● TO BE DONE
Go through the material and write it all out exactly, minus the pictures.
━━ TASK INPUT
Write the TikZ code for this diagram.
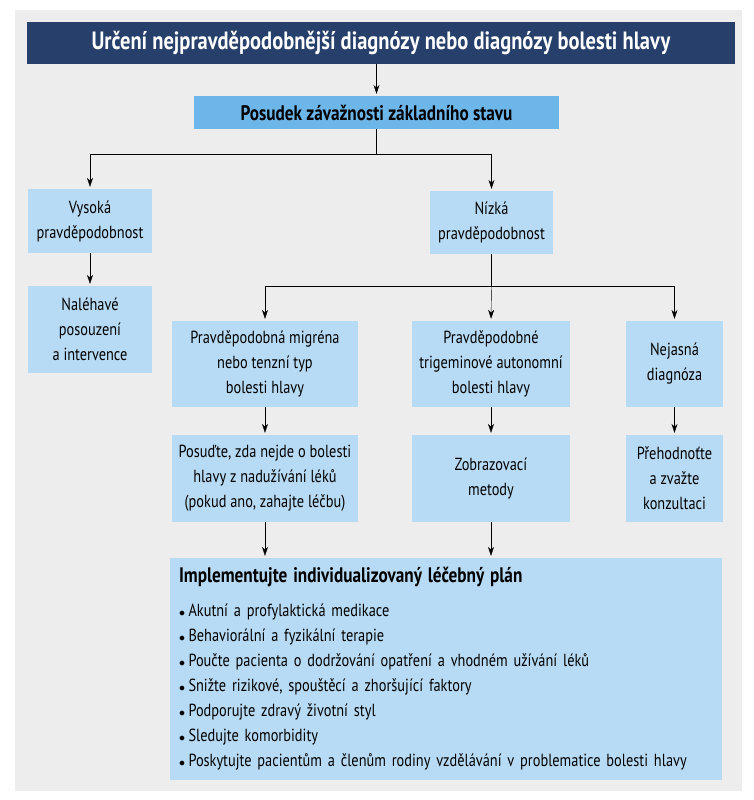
\documentclass[tikz,border=0pt]{standalone}
\usepackage{fontspec}
\setmainfont{PT Sans}[FakeStretch=0.82]
\usetikzlibrary{arrows.meta}

\definecolor{navy}{HTML}{27406B}
\definecolor{midblue}{HTML}{6DB6EA}
\definecolor{paleblue}{HTML}{B8DBF5}
\definecolor{panel}{HTML}{EDEDED}

\newcommand{\itm}{\makebox[9.5pt][l]{$\scriptstyle\bullet$}}

\tikzset{
  box/.style={fill=paleblue, align=center, inner sep=2pt,
    font=\fontsize{17.5}{25}\selectfont},
  arr/.style={-{Stealth[length=9pt,width=6pt]}, shorten >=2pt},
}

\begin{document}
\begin{tikzpicture}[x=1pt, y=-1pt]
                  \useasboundingbox (0,0) rectangle (754,800);
                  \fill[panel] (15,10) rectangle (742,791);

                  \node[fill=navy, text=white, minimum width=708pt, minimum height=42pt,
                    font=\bfseries\fontsize{25}{25}\selectfont] (title) at (381,43)
                    {Určení nejpravděpodobnější diagnózy nebo diagnózy bolesti hlavy};
                  \node[fill=midblue, minimum width=365pt, minimum height=33pt,
                    font=\bfseries\fontsize{21}{25}\selectfont] (posudek) at (376.5,112.5)
                    {Posudek závažnosti základního stavu};

                  \node[box, minimum width=124pt, minimum height=64pt] (vysoka) at (90,221) {Vysoká\\pravděpodobnost};
                  \node[box, minimum width=124pt, minimum height=87pt] (nalehave) at (90,329.5) {Naléhavé\\posouzení\\a intervence};
                  \node[box, minimum width=123pt, minimum height=63pt] (nizka) at (491.5,222.5) {Nízká\\pravděpodobnost};

                  \node[box, minimum width=186pt, minimum height=86pt] (migrena) at (265,364) {Pravděpodobná migréna\\nebo tenzní typ\\bolesti hlavy};
                  \node[box, minimum width=158pt, minimum height=86pt] (trigem) at (491,364) {Pravděpodobné\\trigeminové autonomní\\bolesti hlavy};
                  \node[box, minimum width=97pt, minimum height=86pt] (nejasna) at (674.5,364) {Nejasná\\diagnóza};

                  \node[box, minimum width=186pt, minimum height=87pt] (posudte) at (265,478.5) {Posuďte, zda nejde o bolesti\\hlavy z nadužívání léků\\(pokud ano, zahajte léčbu)};
                  \node[box, minimum width=158pt, minimum height=87pt] (zobraz) at (491,478.5) {Zobrazovací\\metody};
                  \node[box, minimum width=97pt, minimum height=87pt] (prehod) at (674.5,478.5) {Přehodnoťte\\a zvažte\\konzultaci};

                  \node[box, align=left, text width=534pt, minimum height=222pt, inner xsep=9pt, inner ysep=8pt] (plan) at (446,669)
                    {{\bfseries\fontsize{21}{25}\selectfont Implementujte individualizovaný léčebný plán}\\[9pt]
                     \itm Akutní a profylaktická medikace\\
                     \itm Behaviorální a fyzikální terapie\\
                     \itm Poučte pacienta o dodržování opatření a vhodném užívání léků\\
                     \itm Snižte rizikové, spouštěcí a zhoršující faktory\\
                     \itm Podporujte zdravý životní styl\\
                     \itm Sledujte komorbidity\\
                     \itm Poskytujte pacientům a členům rodiny vzdělávání v problematice bolesti hlavy};

                  \draw[arr] (title.south -| posudek.north) -- (posudek.north);
                  \draw (posudek.south) -- ++(0,25) coordinate (split1);
                  \draw[arr] (split1) -| (vysoka.north);
                  \draw[arr] (split1) -| (nizka.north);
                  \draw[arr] (vysoka) -- (nalehave);

                  \draw (nizka.south) -- ++(0,32) coordinate (split2);
                  \draw[arr] (split2) -| (migrena.north);
                  \draw[arr] (split2) -- (trigem.north);
                  \draw[arr] (split2) -| (nejasna.north);

                  \draw[arr] (migrena) -- (posudte);
                  \draw[arr] (trigem) -- (zobraz);
                  \draw[arr] (nejasna) -- (prehod);
                  \draw[arr] (posudte.south) -- (posudte.south |- plan.north);
                  \draw[arr] (zobraz.south) -- (zobraz.south |- plan.north);

              \end{tikzpicture}
\end{document}
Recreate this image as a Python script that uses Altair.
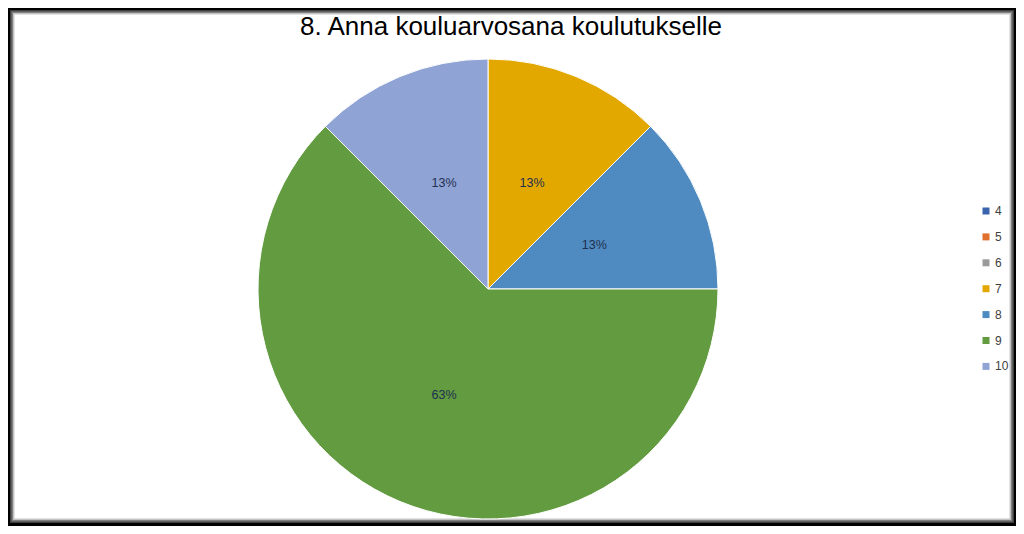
import altair as alt
import pandas as pd

grades = ["4", "5", "6", "7", "8", "9", "10"]
counts = [0, 0, 0, 1, 1, 5, 1]
colors = ["#3B64AE", "#E0702D", "#9A9A9A", "#E3A800", "#4F8BC0", "#629B40", "#8FA3D5"]
title_text = "8. Anna kouluarvosana koulutukselle"

df = pd.DataFrame({"grade": grades, "count": counts, "ord": list(range(len(grades)))})
one = pd.DataFrame({"a": [0]})

# soft frame (white card on black background)
frame = []
for c, inset in [("#404040", 2), ("#808080", 3.5), ("#c4c4c4", 5), ("#ffffff", 6.5)]:
    frame.append(
        alt.Chart(one).mark_rect(color=c).encode(
            x=alt.value(inset), x2=alt.value(1008 - inset),
            y=alt.value(inset), y2=alt.value(517 - inset),
        )
    )

CX, CY = 480, 281

pie = alt.Chart(df).transform_filter("datum.count > 0").mark_arc(
    radius=230, stroke="white", strokeWidth=1
).encode(
    theta=alt.Theta("count:Q", stack=True),
    color=alt.Color(
        "grade:N",
        sort=grades,
        scale=alt.Scale(domain=grades, range=colors),
        legend=alt.Legend(
            title=None, orient="none", legendX=972, legendY=197,
            symbolType="square", symbolSize=49, symbolStrokeWidth=0,
            labelFontSize=12, labelFont="Liberation Sans", labelColor="#404040",
            rowPadding=13.9, padding=0, labelOffset=3,
        ),
    ),
    order=alt.Order("ord:Q"),
    x=alt.value(CX), y=alt.value(CY),
)

labels = alt.Chart(df).transform_filter("datum.count > 0").transform_joinaggregate(
    total="sum(count)"
).transform_calculate(pct="datum.count / datum.total").mark_text(
    radius=115, fontSize=12.5, font="Liberation Sans", color="#1F3050"
).encode(
    theta=alt.Theta("count:Q", stack=True),
    order=alt.Order("ord:Q"),
    text=alt.Text("pct:Q", format=".0%"),
    x=alt.value(CX), y=alt.value(CY),
)

title = alt.Chart(pd.DataFrame({"t": [title_text]})).mark_text(
    fontSize=26, font="Liberation Sans", color="#000000", align="center", baseline="alphabetic"
).encode(text="t:N", x=alt.value(503), y=alt.value(27))

chart = alt.layer(*frame, pie, labels, title).properties(
    width=1008, height=518,
    autosize=alt.AutoSizeParams(type="none"),
    padding=0,
).configure(background="black").configure_view(strokeWidth=0)

chart.save("out.html", embed_options={"renderer": "svg", "actions": False})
━━━━
● COMPLETED EXERCISE
Write the TikZ code for this diagram.
\documentclass[tikz,border=0pt]{standalone}
\usepackage{fontspec}
\setmainfont{PT Sans}[FakeStretch=0.82]
\usetikzlibrary{arrows.meta}

\definecolor{navy}{HTML}{27406B}
\definecolor{midblue}{HTML}{6DB6EA}
\definecolor{paleblue}{HTML}{B8DBF5}
\definecolor{panel}{HTML}{EDEDED}

\newcommand{\itm}{\makebox[9.5pt][l]{$\scriptstyle\bullet$}}

\tikzset{
  box/.style={fill=paleblue, align=center, inner sep=2pt,
    font=\fontsize{17.5}{25}\selectfont},
  arr/.style={-{Stealth[length=9pt,width=6pt]}, shorten >=2pt},
}

\begin{document}
\begin{tikzpicture}[x=1pt, y=-1pt]
                  \useasboundingbox (0,0) rectangle (754,800);
                  \fill[panel] (15,10) rectangle (742,791);

                  \node[fill=navy, text=white, minimum width=708pt, minimum height=42pt,
                    font=\bfseries\fontsize{25}{25}\selectfont] (title) at (381,43)
                    {Určení nejpravděpodobnější diagnózy nebo diagnózy bolesti hlavy};
                  \node[fill=midblue, minimum width=365pt, minimum height=33pt,
                    font=\bfseries\fontsize{21}{25}\selectfont] (posudek) at (376.5,112.5)
                    {Posudek závažnosti základního stavu};

                  \node[box, minimum width=124pt, minimum height=64pt] (vysoka) at (90,221) {Vysoká\\pravděpodobnost};
                  \node[box, minimum width=124pt, minimum height=87pt] (nalehave) at (90,329.5) {Naléhavé\\posouzení\\a intervence};
                  \node[box, minimum width=123pt, minimum height=63pt] (nizka) at (491.5,222.5) {Nízká\\pravděpodobnost};

                  \node[box, minimum width=186pt, minimum height=86pt] (migrena) at (265,364) {Pravděpodobná migréna\\nebo tenzní typ\\bolesti hlavy};
                  \node[box, minimum width=158pt, minimum height=86pt] (trigem) at (491,364) {Pravděpodobné\\trigeminové autonomní\\bolesti hlavy};
                  \node[box, minimum width=97pt, minimum height=86pt] (nejasna) at (674.5,364) {Nejasná\\diagnóza};

                  \node[box, minimum width=186pt, minimum height=87pt] (posudte) at (265,478.5) {Posuďte, zda nejde o bolesti\\hlavy z nadužívání léků\\(pokud ano, zahajte léčbu)};
                  \node[box, minimum width=158pt, minimum height=87pt] (zobraz) at (491,478.5) {Zobrazovací\\metody};
                  \node[box, minimum width=97pt, minimum height=87pt] (prehod) at (674.5,478.5) {Přehodnoťte\\a zvažte\\konzultaci};

                  \node[box, align=left, text width=534pt, minimum height=222pt, inner xsep=9pt, inner ysep=8pt] (plan) at (446,669)
                    {{\bfseries\fontsize{21}{25}\selectfont Implementujte individualizovaný léčebný plán}\\[9pt]
                     \itm Akutní a profylaktická medikace\\
                     \itm Behaviorální a fyzikální terapie\\
                     \itm Poučte pacienta o dodržování opatření a vhodném užívání léků\\
                     \itm Snižte rizikové, spouštěcí a zhoršující faktory\\
                     \itm Podporujte zdravý životní styl\\
                     \itm Sledujte komorbidity\\
                     \itm Poskytujte pacientům a členům rodiny vzdělávání v problematice bolesti hlavy};

                  \draw[arr] (title.south -| posudek.north) -- (posudek.north);
                  \draw (posudek.south) -- ++(0,25) coordinate (split1);
                  \draw[arr] (split1) -| (vysoka.north);
                  \draw[arr] (split1) -| (nizka.north);
                  \draw[arr] (vysoka) -- (nalehave);

                  \draw (nizka.south) -- ++(0,32) coordinate (split2);
                  \draw[arr] (split2) -| (migrena.north);
                  \draw[arr] (split2) -- (trigem.north);
                  \draw[arr] (split2) -| (nejasna.north);

                  \draw[arr] (migrena) -- (posudte);
                  \draw[arr] (trigem) -- (zobraz);
                  \draw[arr] (nejasna) -- (prehod);
                  \draw[arr] (posudte.south) -- (posudte.south |- plan.north);
                  \draw[arr] (zobraz.south) -- (zobraz.south |- plan.north);

              \end{tikzpicture}
\end{document}
Recreate this image as a Python script that uses Altair.
import altair as alt
import pandas as pd

grades = ["4", "5", "6", "7", "8", "9", "10"]
counts = [0, 0, 0, 1, 1, 5, 1]
colors = ["#3B64AE", "#E0702D", "#9A9A9A", "#E3A800", "#4F8BC0", "#629B40", "#8FA3D5"]
title_text = "8. Anna kouluarvosana koulutukselle"

df = pd.DataFrame({"grade": grades, "count": counts, "ord": list(range(len(grades)))})
one = pd.DataFrame({"a": [0]})

# soft frame (white card on black background)
frame = []
for c, inset in [("#404040", 2), ("#808080", 3.5), ("#c4c4c4", 5), ("#ffffff", 6.5)]:
    frame.append(
        alt.Chart(one).mark_rect(color=c).encode(
            x=alt.value(inset), x2=alt.value(1008 - inset),
            y=alt.value(inset), y2=alt.value(517 - inset),
        )
    )

CX, CY = 480, 281

pie = alt.Chart(df).transform_filter("datum.count > 0").mark_arc(
    radius=230, stroke="white", strokeWidth=1
).encode(
    theta=alt.Theta("count:Q", stack=True),
    color=alt.Color(
        "grade:N",
        sort=grades,
        scale=alt.Scale(domain=grades, range=colors),
        legend=alt.Legend(
            title=None, orient="none", legendX=972, legendY=197,
            symbolType="square", symbolSize=49, symbolStrokeWidth=0,
            labelFontSize=12, labelFont="Liberation Sans", labelColor="#404040",
            rowPadding=13.9, padding=0, labelOffset=3,
        ),
    ),
    order=alt.Order("ord:Q"),
    x=alt.value(CX), y=alt.value(CY),
)

labels = alt.Chart(df).transform_filter("datum.count > 0").transform_joinaggregate(
    total="sum(count)"
).transform_calculate(pct="datum.count / datum.total").mark_text(
    radius=115, fontSize=12.5, font="Liberation Sans", color="#1F3050"
).encode(
    theta=alt.Theta("count:Q", stack=True),
    order=alt.Order("ord:Q"),
    text=alt.Text("pct:Q", format=".0%"),
    x=alt.value(CX), y=alt.value(CY),
)

title = alt.Chart(pd.DataFrame({"t": [title_text]})).mark_text(
    fontSize=26, font="Liberation Sans", color="#000000", align="center", baseline="alphabetic"
).encode(text="t:N", x=alt.value(503), y=alt.value(27))

chart = alt.layer(*frame, pie, labels, title).properties(
    width=1008, height=518,
    autosize=alt.AutoSizeParams(type="none"),
    padding=0,
).configure(background="black").configure_view(strokeWidth=0)

chart.save("out.html", embed_options={"renderer": "svg", "actions": False})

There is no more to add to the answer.